+++ Data section +++

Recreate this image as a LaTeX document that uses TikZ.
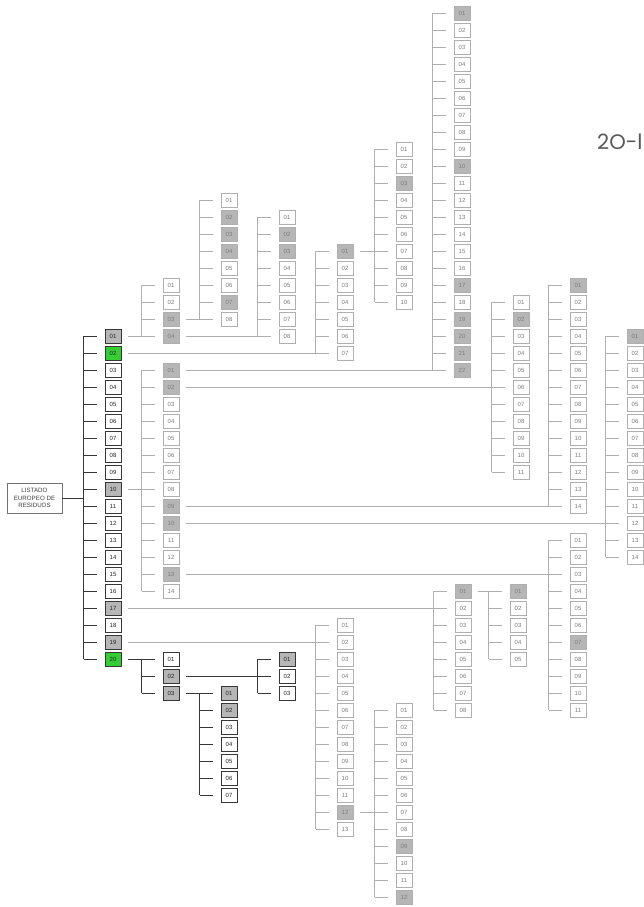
\documentclass[tikz,border=0pt]{standalone}
\usepackage{fontspec}
\setmainfont{Liberation Sans}
\newfontfamily\titlefont{Poppins}
\definecolor{boxgray}{RGB}{182,182,182}
\definecolor{boxgreen}{RGB}{52,205,52}
\definecolor{litegray}{RGB}{175,175,175}
\definecolor{txtgray}{RGB}{125,125,125}
\definecolor{darkline}{RGB}{55,55,55}
\tikzset{
  boxo/.style={draw=litegray, line width=0.8pt, minimum width=16pt, minimum height=14pt, inner sep=0pt, text=txtgray, font=\fontsize{6}{6}\selectfont},
  boxd/.style={draw=darkline, line width=0.8pt, minimum width=16pt, minimum height=14pt, inner sep=0pt, text=black!85, font=\fontsize{6}{6}\selectfont},
  lineo/.style={draw=litegray, line width=0.8pt},
  lined/.style={draw=darkline, line width=0.8pt},
  rootbox/.style={draw=black!55, line width=0.8pt, minimum width=55pt, minimum height=30pt, inner sep=0pt, align=center, text=black!75, font=\fontsize{6.2}{7.6}\selectfont},
  titletext/.style={anchor=west, inner sep=0pt, text=black!65, font=\titlefont\fontsize{21}{21}\selectfont}
}
% #1 name, #2 x, #3 first y, #4 count, #5 gray list, #6 style (o/d), #7 green list
\newcommand\drawcol[7]{%
  \foreach \i in {1,...,#4}{%
    \gdef\myfill{white}%
    \foreach \g in {#5}{\ifnum\g=\i\relax\gdef\myfill{boxgray}\fi}%
    \foreach \g in {#7}{\ifnum\g=\i\relax\gdef\myfill{boxgreen}\fi}%
    \pgfmathsetmacro\yy{#3+17*(\i-1)}%
    \edef\lab{\ifnum\i<10 0\fi\i}%
    \node[box#6, fill=\myfill] (#1\lab) at (#2,\yy) {\lab};%
    \draw[line#6] ([xshift=-21pt]#1\lab.west) -- ([xshift=-8pt]#1\lab.west);%
  }%
  \edef\last{\ifnum#4<10 0\fi#4}%
  \draw[line#6] ([xshift=-21pt]#101.west) -- ([xshift=-21pt]#1\last.west);%
}
\begin{document}
\begin{tikzpicture}[x=1pt, y=-1pt]
\fill[white] (0,0) rectangle (643,907);
\useasboundingbox (0,0) rectangle (643,907);

% root
\node[rootbox] (LER) at (34.5,498) {LISTADO\\EUROPEO DE\\RESIDUOS};
\coordinate (mt) at (84,498);
\draw[lined] (LER.east) -- (mt);

% main column
\drawcol{M}{113}{336}{20}{1,10,17,19}{d}{2,20}

% sub columns
\drawcol{A}{171}{285}{4}{3,4}{o}{0}
\drawcol{B}{229}{200}{8}{2,3,4,7}{o}{0}
\drawcol{C}{287}{217}{8}{2,3}{o}{0}
\drawcol{D}{345}{251}{7}{1}{o}{0}
\drawcol{E}{404}{149}{10}{3}{o}{0}
\drawcol{F}{171}{370}{14}{1,2,9,10,13}{o}{0}
\drawcol{G}{462}{13}{22}{1,10,17,19,20,21,22}{o}{0}
\drawcol{H}{521}{302}{11}{2}{o}{0}
\drawcol{I}{578}{285}{14}{1}{o}{0}
\drawcol{K}{635}{336}{14}{1}{o}{0}
\drawcol{J}{578}{540}{11}{7}{o}{0}
\drawcol{L}{463}{591}{8}{1}{o}{0}
\drawcol{N}{518}{591}{5}{1}{o}{0}
\drawcol{O}{345}{625}{13}{12}{o}{0}
\drawcol{Q}{404}{710}{12}{9,12}{o}{0}
\drawcol{R}{171}{659}{3}{2,3}{d}{0}
\drawcol{S}{287}{659}{3}{1}{d}{0}
\drawcol{T}{229}{693}{7}{1,2}{d}{0}

% connectors
\draw[lineo] ([xshift=7pt]M01.east) -- ([xshift=-8pt]A04.west);
\draw[lineo] ([xshift=7pt]A03.east) -- ([xshift=-8pt]B08.west);
\draw[lineo] ([xshift=7pt]A04.east) -- ([xshift=-8pt]C08.west);
\draw[lineo] ([xshift=7pt]M02.east) -- ([xshift=-8pt]D07.west);
\draw[lineo] ([xshift=7pt]D01.east) -- ([xshift=-8pt]E07.west);
\draw[lineo] ([xshift=7pt]M10.east) -- ([xshift=-8pt]F08.west);
\draw[lineo] ([xshift=7pt]F01.east) -- ([xshift=-8pt]G22.west);
\draw[lineo] ([xshift=7pt]F02.east) -- ([xshift=-8pt]H06.west);
\draw[lineo] ([xshift=7pt]F09.east) -- ([xshift=-8pt]I14.west);
\draw[lineo] ([xshift=7pt]F10.east) -- ([xshift=-8pt]K12.west);
\draw[lineo] ([xshift=7pt]F13.east) -- ([xshift=-8pt]J03.west);
\draw[lineo] ([xshift=7pt]M17.east) -- ([xshift=-8pt]L02.west);
\draw[lineo] ([xshift=7pt]L01.east) -- ([xshift=-8pt]N01.west);
\draw[lineo] ([xshift=7pt]M19.east) -- ([xshift=-8pt]O02.west);
\draw[lineo] ([xshift=7pt]O12.east) -- ([xshift=-8pt]Q07.west);
\draw[lined] ([xshift=7pt]M20.east) -- ([xshift=-8pt]R01.west);
\draw[lined] ([xshift=7pt]R02.east) -- ([xshift=-8pt]S02.west);
\draw[lined] ([xshift=7pt]R03.east) -- ([xshift=-8pt]T01.west);

% title
\node[titletext] (title) at (597,142) {2O-l};
\end{tikzpicture}
\end{document}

+++

The request: Give every line back word for word and leave the pictures out.

Correct output:
Recreate this image as a LaTeX document that uses TikZ.
\documentclass[tikz,border=0pt]{standalone}
\usepackage{fontspec}
\setmainfont{Liberation Sans}
\newfontfamily\titlefont{Poppins}
\definecolor{boxgray}{RGB}{182,182,182}
\definecolor{boxgreen}{RGB}{52,205,52}
\definecolor{litegray}{RGB}{175,175,175}
\definecolor{txtgray}{RGB}{125,125,125}
\definecolor{darkline}{RGB}{55,55,55}
\tikzset{
  boxo/.style={draw=litegray, line width=0.8pt, minimum width=16pt, minimum height=14pt, inner sep=0pt, text=txtgray, font=\fontsize{6}{6}\selectfont},
  boxd/.style={draw=darkline, line width=0.8pt, minimum width=16pt, minimum height=14pt, inner sep=0pt, text=black!85, font=\fontsize{6}{6}\selectfont},
  lineo/.style={draw=litegray, line width=0.8pt},
  lined/.style={draw=darkline, line width=0.8pt},
  rootbox/.style={draw=black!55, line width=0.8pt, minimum width=55pt, minimum height=30pt, inner sep=0pt, align=center, text=black!75, font=\fontsize{6.2}{7.6}\selectfont},
  titletext/.style={anchor=west, inner sep=0pt, text=black!65, font=\titlefont\fontsize{21}{21}\selectfont}
}
% #1 name, #2 x, #3 first y, #4 count, #5 gray list, #6 style (o/d), #7 green list
\newcommand\drawcol[7]{%
  \foreach \i in {1,...,#4}{%
    \gdef\myfill{white}%
    \foreach \g in {#5}{\ifnum\g=\i\relax\gdef\myfill{boxgray}\fi}%
    \foreach \g in {#7}{\ifnum\g=\i\relax\gdef\myfill{boxgreen}\fi}%
    \pgfmathsetmacro\yy{#3+17*(\i-1)}%
    \edef\lab{\ifnum\i<10 0\fi\i}%
    \node[box#6, fill=\myfill] (#1\lab) at (#2,\yy) {\lab};%
    \draw[line#6] ([xshift=-21pt]#1\lab.west) -- ([xshift=-8pt]#1\lab.west);%
  }%
  \edef\last{\ifnum#4<10 0\fi#4}%
  \draw[line#6] ([xshift=-21pt]#101.west) -- ([xshift=-21pt]#1\last.west);%
}
\begin{document}
\begin{tikzpicture}[x=1pt, y=-1pt]
\fill[white] (0,0) rectangle (643,907);
\useasboundingbox (0,0) rectangle (643,907);

% root
\node[rootbox] (LER) at (34.5,498) {LISTADO\\EUROPEO DE\\RESIDUOS};
\coordinate (mt) at (84,498);
\draw[lined] (LER.east) -- (mt);

% main column
\drawcol{M}{113}{336}{20}{1,10,17,19}{d}{2,20}

% sub columns
\drawcol{A}{171}{285}{4}{3,4}{o}{0}
\drawcol{B}{229}{200}{8}{2,3,4,7}{o}{0}
\drawcol{C}{287}{217}{8}{2,3}{o}{0}
\drawcol{D}{345}{251}{7}{1}{o}{0}
\drawcol{E}{404}{149}{10}{3}{o}{0}
\drawcol{F}{171}{370}{14}{1,2,9,10,13}{o}{0}
\drawcol{G}{462}{13}{22}{1,10,17,19,20,21,22}{o}{0}
\drawcol{H}{521}{302}{11}{2}{o}{0}
\drawcol{I}{578}{285}{14}{1}{o}{0}
\drawcol{K}{635}{336}{14}{1}{o}{0}
\drawcol{J}{578}{540}{11}{7}{o}{0}
\drawcol{L}{463}{591}{8}{1}{o}{0}
\drawcol{N}{518}{591}{5}{1}{o}{0}
\drawcol{O}{345}{625}{13}{12}{o}{0}
\drawcol{Q}{404}{710}{12}{9,12}{o}{0}
\drawcol{R}{171}{659}{3}{2,3}{d}{0}
\drawcol{S}{287}{659}{3}{1}{d}{0}
\drawcol{T}{229}{693}{7}{1,2}{d}{0}

% connectors
\draw[lineo] ([xshift=7pt]M01.east) -- ([xshift=-8pt]A04.west);
\draw[lineo] ([xshift=7pt]A03.east) -- ([xshift=-8pt]B08.west);
\draw[lineo] ([xshift=7pt]A04.east) -- ([xshift=-8pt]C08.west);
\draw[lineo] ([xshift=7pt]M02.east) -- ([xshift=-8pt]D07.west);
\draw[lineo] ([xshift=7pt]D01.east) -- ([xshift=-8pt]E07.west);
\draw[lineo] ([xshift=7pt]M10.east) -- ([xshift=-8pt]F08.west);
\draw[lineo] ([xshift=7pt]F01.east) -- ([xshift=-8pt]G22.west);
\draw[lineo] ([xshift=7pt]F02.east) -- ([xshift=-8pt]H06.west);
\draw[lineo] ([xshift=7pt]F09.east) -- ([xshift=-8pt]I14.west);
\draw[lineo] ([xshift=7pt]F10.east) -- ([xshift=-8pt]K12.west);
\draw[lineo] ([xshift=7pt]F13.east) -- ([xshift=-8pt]J03.west);
\draw[lineo] ([xshift=7pt]M17.east) -- ([xshift=-8pt]L02.west);
\draw[lineo] ([xshift=7pt]L01.east) -- ([xshift=-8pt]N01.west);
\draw[lineo] ([xshift=7pt]M19.east) -- ([xshift=-8pt]O02.west);
\draw[lineo] ([xshift=7pt]O12.east) -- ([xshift=-8pt]Q07.west);
\draw[lined] ([xshift=7pt]M20.east) -- ([xshift=-8pt]R01.west);
\draw[lined] ([xshift=7pt]R02.east) -- ([xshift=-8pt]S02.west);
\draw[lined] ([xshift=7pt]R03.east) -- ([xshift=-8pt]T01.west);

% title
\node[titletext] (title) at (597,142) {2O-l};
\end{tikzpicture}
\end{document}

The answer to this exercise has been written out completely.